— start of Recorded information —

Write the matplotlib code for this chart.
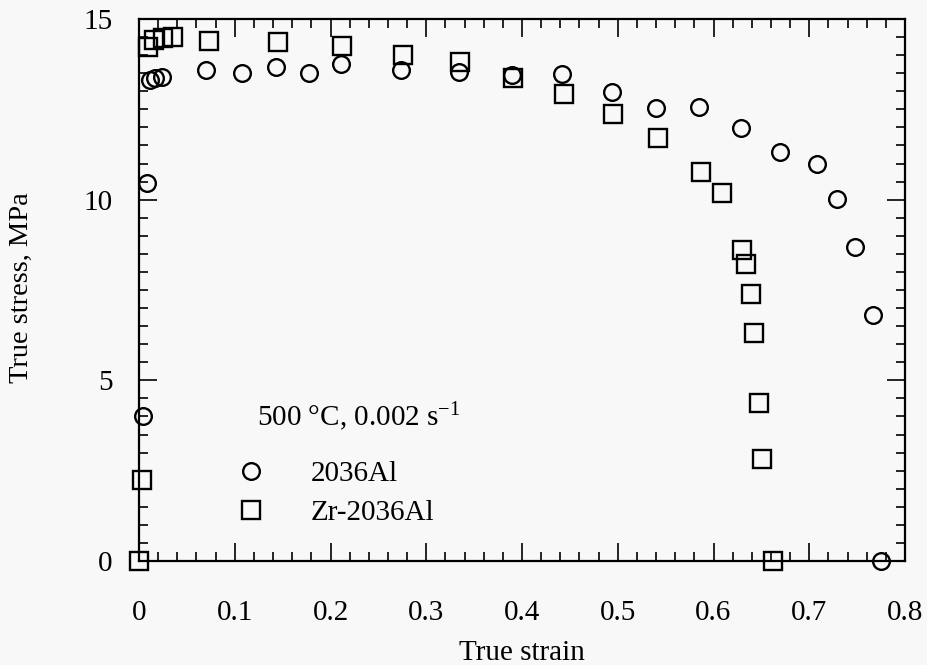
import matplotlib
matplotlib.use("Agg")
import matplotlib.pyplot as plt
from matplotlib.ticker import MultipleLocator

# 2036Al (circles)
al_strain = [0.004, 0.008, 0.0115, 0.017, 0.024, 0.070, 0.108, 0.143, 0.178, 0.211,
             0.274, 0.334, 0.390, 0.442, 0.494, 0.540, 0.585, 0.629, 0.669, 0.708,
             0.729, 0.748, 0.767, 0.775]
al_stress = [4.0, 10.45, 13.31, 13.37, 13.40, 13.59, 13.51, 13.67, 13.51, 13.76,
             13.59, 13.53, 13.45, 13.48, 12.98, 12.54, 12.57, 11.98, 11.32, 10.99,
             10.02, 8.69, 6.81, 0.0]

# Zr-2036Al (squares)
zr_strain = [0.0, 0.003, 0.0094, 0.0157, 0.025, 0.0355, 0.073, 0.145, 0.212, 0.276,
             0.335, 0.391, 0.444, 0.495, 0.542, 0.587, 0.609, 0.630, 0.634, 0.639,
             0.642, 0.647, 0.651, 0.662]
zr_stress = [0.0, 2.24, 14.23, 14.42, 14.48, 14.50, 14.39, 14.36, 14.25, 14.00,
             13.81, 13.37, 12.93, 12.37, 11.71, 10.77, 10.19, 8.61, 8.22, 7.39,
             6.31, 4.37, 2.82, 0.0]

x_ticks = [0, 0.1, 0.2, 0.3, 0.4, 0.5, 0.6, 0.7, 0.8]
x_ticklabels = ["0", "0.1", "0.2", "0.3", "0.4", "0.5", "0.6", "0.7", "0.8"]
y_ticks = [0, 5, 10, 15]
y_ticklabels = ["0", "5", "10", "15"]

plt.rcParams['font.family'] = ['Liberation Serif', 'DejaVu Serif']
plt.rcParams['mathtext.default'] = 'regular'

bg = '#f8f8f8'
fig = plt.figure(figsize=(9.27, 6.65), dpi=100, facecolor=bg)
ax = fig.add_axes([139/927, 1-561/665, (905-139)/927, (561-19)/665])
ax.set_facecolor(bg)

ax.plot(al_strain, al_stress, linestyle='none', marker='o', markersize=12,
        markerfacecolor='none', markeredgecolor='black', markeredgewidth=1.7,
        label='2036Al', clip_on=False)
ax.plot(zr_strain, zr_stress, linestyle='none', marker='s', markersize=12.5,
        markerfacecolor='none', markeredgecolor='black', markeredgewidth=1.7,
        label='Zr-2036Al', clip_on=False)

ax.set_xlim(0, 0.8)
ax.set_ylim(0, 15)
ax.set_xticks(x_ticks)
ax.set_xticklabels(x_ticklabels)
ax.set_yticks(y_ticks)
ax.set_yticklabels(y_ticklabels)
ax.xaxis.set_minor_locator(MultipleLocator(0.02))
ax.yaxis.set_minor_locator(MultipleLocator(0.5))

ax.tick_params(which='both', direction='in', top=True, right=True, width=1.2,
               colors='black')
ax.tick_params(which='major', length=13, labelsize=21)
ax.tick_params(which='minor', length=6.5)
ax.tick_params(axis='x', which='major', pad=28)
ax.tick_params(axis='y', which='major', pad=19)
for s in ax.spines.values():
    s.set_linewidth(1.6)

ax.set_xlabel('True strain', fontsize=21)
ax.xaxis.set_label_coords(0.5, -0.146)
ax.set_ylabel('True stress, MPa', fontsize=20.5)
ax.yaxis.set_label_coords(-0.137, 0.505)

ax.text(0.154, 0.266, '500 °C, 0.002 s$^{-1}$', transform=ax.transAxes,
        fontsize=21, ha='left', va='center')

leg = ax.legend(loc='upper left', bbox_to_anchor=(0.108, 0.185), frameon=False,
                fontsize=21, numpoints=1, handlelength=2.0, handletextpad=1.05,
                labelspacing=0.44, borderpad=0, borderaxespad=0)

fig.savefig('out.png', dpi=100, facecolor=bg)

— end of Recorded information —

__Exercise brief__.
Please take the lines from the beginning of the data above through the line holding "from matplotlib.ticker import MultipleLocator" and transcribe them exactly, without any pictures.

__Final answer__.
Write the matplotlib code for this chart.
import matplotlib
matplotlib.use("Agg")
import matplotlib.pyplot as plt
from matplotlib.ticker import MultipleLocator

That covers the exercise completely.